SHORT PROBLEM -
Omit the pictures, then reproduce every remaining record exactly.

* * * *

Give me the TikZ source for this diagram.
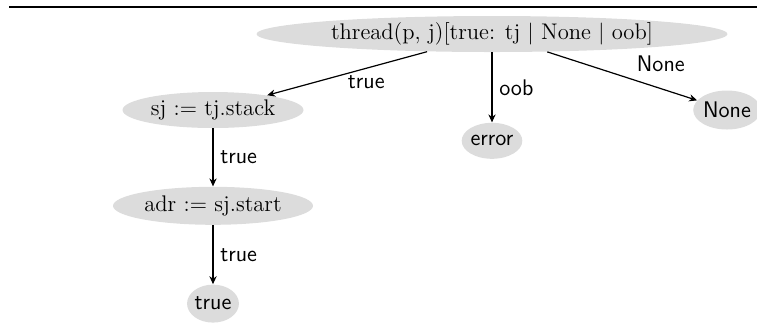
\documentclass[tikz,border=0pt]{standalone}
\usetikzlibrary{arrows.meta,positioning,shapes.geometric}
\definecolor{nodegray}{RGB}{220,220,220}
\newcommand{\diagfont}{\fontsize{11.3}{13.6}\selectfont}
\begin{document}
\begin{tikzpicture}[
  x=0.5pt,y=-0.5pt,
  stmt/.style={ellipse,fill=nodegray,inner sep=0pt,minimum height=18pt,font=\diagfont},
  leaf/.style={ellipse,fill=nodegray,inner sep=0pt,minimum height=18pt,font=\diagfont\sffamily},
  arr/.style={-{Stealth[length=4pt,width=3.6pt]},semithick},
  lbl/.style={font=\diagfont\sffamily}
]
\useasboundingbox (0,0) rectangle (757,329);
% ---------- top rule ----------
\coordinate (ruleL) at (9,7);
\coordinate (ruleR) at (757,7);
\draw[line width=1pt] (ruleL) -- (ruleR);
% ---------- root ----------
\node[stmt,minimum width=235.5pt] (thread) at (492,34) {thread(p, j)[true: tj $|$ None $|$ oob]};
% ---------- true branch ----------
\node[stmt,minimum width=90.5pt] (sj) at (213,110) {sj := tj.stack};
\node[stmt,minimum width=100pt,minimum height=19pt,below=29pt of sj] (adr) {adr := sj.start};
\node[leaf,minimum width=25pt,minimum height=19pt,below=29.5pt of adr] (ok) {true};
% ---------- other outcomes ----------
\node[leaf,minimum width=29.5pt,below=35pt of thread] (err) {error};
\node[leaf,minimum width=30pt,minimum height=19.5pt] (none) at (727,110) {None};
\draw[arr] (thread) -- node[lbl,pos=0.38,below] {true} (sj);
\draw[arr] (thread) -- node[lbl,right] {oob} (err);
\draw[arr] (thread) -- node[lbl,pos=0.55,above right] {None} (none);
\draw[arr] (sj) -- node[lbl,right] {true} (adr);
\draw[arr] (adr) -- node[lbl,right] {true} (ok);
\end{tikzpicture}
\end{document}
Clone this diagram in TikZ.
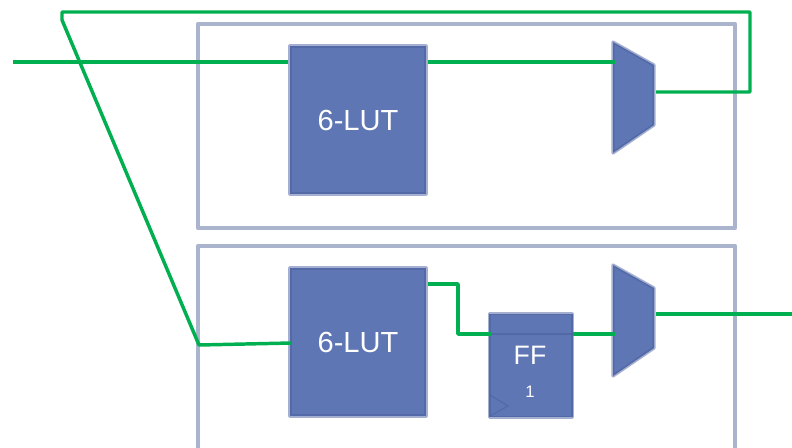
\documentclass[tikz,border=0pt]{standalone}
\usepackage{fontspec}
\setmainfont{Liberation Sans}
\definecolor{frameblue}{HTML}{AAB4CC}
\definecolor{blockfill}{HTML}{5E76B3}
\definecolor{blockedge}{HTML}{4B5F9F}
\definecolor{wire}{HTML}{00B050}
\tikzset{
  frame/.style={draw=frameblue,line width=3.4pt,line join=round},
  block/.style={fill=blockfill,draw=blockedge,draw opacity=.5,line width=2.4pt,line join=round},
  lutbox/.style={block,rectangle,minimum width=102pt,minimum height=111pt,inner sep=0pt,text=white,font=\fontsize{21.8pt}{24pt}\selectfont},
  ffbox/.style={block,rectangle,minimum width=62.5pt,minimum height=77.5pt,inner sep=0pt},
  wireline/.style={draw=wire,line width=2.6pt,line join=round},
  trace/.style={draw=blockedge,draw opacity=.6,line width=.8pt}
}
\begin{document}
\begin{tikzpicture}[x=.75pt,y=-.75pt]
\useasboundingbox (0,0) rectangle (792,447);
% outer frames
\draw[frame] (198,24) rectangle (735,228);
\draw[frame] (198,460) -- (198,246) -- (735,246) -- (735,460);
% blocks
\node[lutbox] (lutA) at (358,120) {6-LUT};
\node[lutbox] (lutB) at (358,342) {6-LUT};
\node[ffbox] (ff) at (531,365.5) {};
\node[text=white,font=\fontsize{20pt}{22pt}\selectfont] (fflabel) at (530,355) {FF};
\node[text=white,font=\fontsize{12.5pt}{14pt}\selectfont] (ffnum) at (530,392) {1};
% clock triangle
\coordinate (clkA) at (490,395);
\coordinate (clkB) at (508,406);
\coordinate (clkC) at (490,416);
\draw[trace] (clkA) -- (clkB) -- (clkC);
% muxes
\coordinate (muxAtl) at (613,42);
\coordinate (muxAtr) at (654,65);
\coordinate (muxAbr) at (654,125);
\coordinate (muxAbl) at (613,153);
\coordinate (muxBtl) at (613,265);
\coordinate (muxBtr) at (654,288);
\coordinate (muxBbr) at (654,348);
\coordinate (muxBbl) at (613,376);
\draw[block] (muxAtl) -- (muxAtr) -- (muxAbr) -- (muxAbl) -- cycle;
\draw[block] (muxBtl) -- (muxBtr) -- (muxBbr) -- (muxBbl) -- cycle;
% wire junctions
\coordinate (inA) at (13,62);
\coordinate (muxAin) at (615,62);
\coordinate (muxAout) at (656,92);
\coordinate (fbA) at (750,92);
\coordinate (fbB) at (750,12);
\coordinate (fbC) at (62,12);
\coordinate (fbD) at (62,20);
\coordinate (fbE) at (199,345);
\coordinate (lutBin) at (291,343);
\coordinate (lutAout) at (428,62);
\coordinate (lutBout) at (428,284);
\coordinate (kneeA) at (458,284);
\coordinate (kneeB) at (458,334);
\coordinate (ffin) at (491,334);
\coordinate (ffout) at (573,334);
\coordinate (muxBin) at (615,334);
\coordinate (muxBout) at (656,314);
\coordinate (outB) at (792,314);
% wires
\draw[wireline] (inA) -- (inA -| lutA.west);
\draw[wireline] (lutAout) -- (muxAin);
\draw[wireline] (muxAout) -- (fbA) -- (fbB) -- (fbC) -- (fbD) -- (fbE) -- (lutBin);
\draw[wireline] (lutBout) -- (kneeA) -- (kneeB) -- (ffin);
\draw[wireline] (ffout) -- (muxBin);
\draw[wireline] (muxBout) -- (outB);
\draw[trace] (ffin) -- (ffout);
\end{tikzpicture}
\end{document}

* * * *

WORKED SOLUTION -
Give me the TikZ source for this diagram.
\documentclass[tikz,border=0pt]{standalone}
\usetikzlibrary{arrows.meta,positioning,shapes.geometric}
\definecolor{nodegray}{RGB}{220,220,220}
\newcommand{\diagfont}{\fontsize{11.3}{13.6}\selectfont}
\begin{document}
\begin{tikzpicture}[
  x=0.5pt,y=-0.5pt,
  stmt/.style={ellipse,fill=nodegray,inner sep=0pt,minimum height=18pt,font=\diagfont},
  leaf/.style={ellipse,fill=nodegray,inner sep=0pt,minimum height=18pt,font=\diagfont\sffamily},
  arr/.style={-{Stealth[length=4pt,width=3.6pt]},semithick},
  lbl/.style={font=\diagfont\sffamily}
]
\useasboundingbox (0,0) rectangle (757,329);
% ---------- top rule ----------
\coordinate (ruleL) at (9,7);
\coordinate (ruleR) at (757,7);
\draw[line width=1pt] (ruleL) -- (ruleR);
% ---------- root ----------
\node[stmt,minimum width=235.5pt] (thread) at (492,34) {thread(p, j)[true: tj $|$ None $|$ oob]};
% ---------- true branch ----------
\node[stmt,minimum width=90.5pt] (sj) at (213,110) {sj := tj.stack};
\node[stmt,minimum width=100pt,minimum height=19pt,below=29pt of sj] (adr) {adr := sj.start};
\node[leaf,minimum width=25pt,minimum height=19pt,below=29.5pt of adr] (ok) {true};
% ---------- other outcomes ----------
\node[leaf,minimum width=29.5pt,below=35pt of thread] (err) {error};
\node[leaf,minimum width=30pt,minimum height=19.5pt] (none) at (727,110) {None};
\draw[arr] (thread) -- node[lbl,pos=0.38,below] {true} (sj);
\draw[arr] (thread) -- node[lbl,right] {oob} (err);
\draw[arr] (thread) -- node[lbl,pos=0.55,above right] {None} (none);
\draw[arr] (sj) -- node[lbl,right] {true} (adr);
\draw[arr] (adr) -- node[lbl,right] {true} (ok);
\end{tikzpicture}
\end{document}
Clone this diagram in TikZ.
\documentclass[tikz,border=0pt]{standalone}
\usepackage{fontspec}
\setmainfont{Liberation Sans}
\definecolor{frameblue}{HTML}{AAB4CC}
\definecolor{blockfill}{HTML}{5E76B3}
\definecolor{blockedge}{HTML}{4B5F9F}
\definecolor{wire}{HTML}{00B050}
\tikzset{
  frame/.style={draw=frameblue,line width=3.4pt,line join=round},
  block/.style={fill=blockfill,draw=blockedge,draw opacity=.5,line width=2.4pt,line join=round},
  lutbox/.style={block,rectangle,minimum width=102pt,minimum height=111pt,inner sep=0pt,text=white,font=\fontsize{21.8pt}{24pt}\selectfont},
  ffbox/.style={block,rectangle,minimum width=62.5pt,minimum height=77.5pt,inner sep=0pt},
  wireline/.style={draw=wire,line width=2.6pt,line join=round},
  trace/.style={draw=blockedge,draw opacity=.6,line width=.8pt}
}
\begin{document}
\begin{tikzpicture}[x=.75pt,y=-.75pt]
\useasboundingbox (0,0) rectangle (792,447);
% outer frames
\draw[frame] (198,24) rectangle (735,228);
\draw[frame] (198,460) -- (198,246) -- (735,246) -- (735,460);
% blocks
\node[lutbox] (lutA) at (358,120) {6-LUT};
\node[lutbox] (lutB) at (358,342) {6-LUT};
\node[ffbox] (ff) at (531,365.5) {};
\node[text=white,font=\fontsize{20pt}{22pt}\selectfont] (fflabel) at (530,355) {FF};
\node[text=white,font=\fontsize{12.5pt}{14pt}\selectfont] (ffnum) at (530,392) {1};
% clock triangle
\coordinate (clkA) at (490,395);
\coordinate (clkB) at (508,406);
\coordinate (clkC) at (490,416);
\draw[trace] (clkA) -- (clkB) -- (clkC);
% muxes
\coordinate (muxAtl) at (613,42);
\coordinate (muxAtr) at (654,65);
\coordinate (muxAbr) at (654,125);
\coordinate (muxAbl) at (613,153);
\coordinate (muxBtl) at (613,265);
\coordinate (muxBtr) at (654,288);
\coordinate (muxBbr) at (654,348);
\coordinate (muxBbl) at (613,376);
\draw[block] (muxAtl) -- (muxAtr) -- (muxAbr) -- (muxAbl) -- cycle;
\draw[block] (muxBtl) -- (muxBtr) -- (muxBbr) -- (muxBbl) -- cycle;
% wire junctions
\coordinate (inA) at (13,62);
\coordinate (muxAin) at (615,62);
\coordinate (muxAout) at (656,92);
\coordinate (fbA) at (750,92);
\coordinate (fbB) at (750,12);
\coordinate (fbC) at (62,12);
\coordinate (fbD) at (62,20);
\coordinate (fbE) at (199,345);
\coordinate (lutBin) at (291,343);
\coordinate (lutAout) at (428,62);
\coordinate (lutBout) at (428,284);
\coordinate (kneeA) at (458,284);
\coordinate (kneeB) at (458,334);
\coordinate (ffin) at (491,334);
\coordinate (ffout) at (573,334);
\coordinate (muxBin) at (615,334);
\coordinate (muxBout) at (656,314);
\coordinate (outB) at (792,314);
% wires
\draw[wireline] (inA) -- (inA -| lutA.west);
\draw[wireline] (lutAout) -- (muxAin);
\draw[wireline] (muxAout) -- (fbA) -- (fbB) -- (fbC) -- (fbD) -- (fbE) -- (lutBin);
\draw[wireline] (lutBout) -- (kneeA) -- (kneeB) -- (ffin);
\draw[wireline] (ffout) -- (muxBin);
\draw[wireline] (muxBout) -- (outB);
\draw[trace] (ffin) -- (ffout);
\end{tikzpicture}
\end{document}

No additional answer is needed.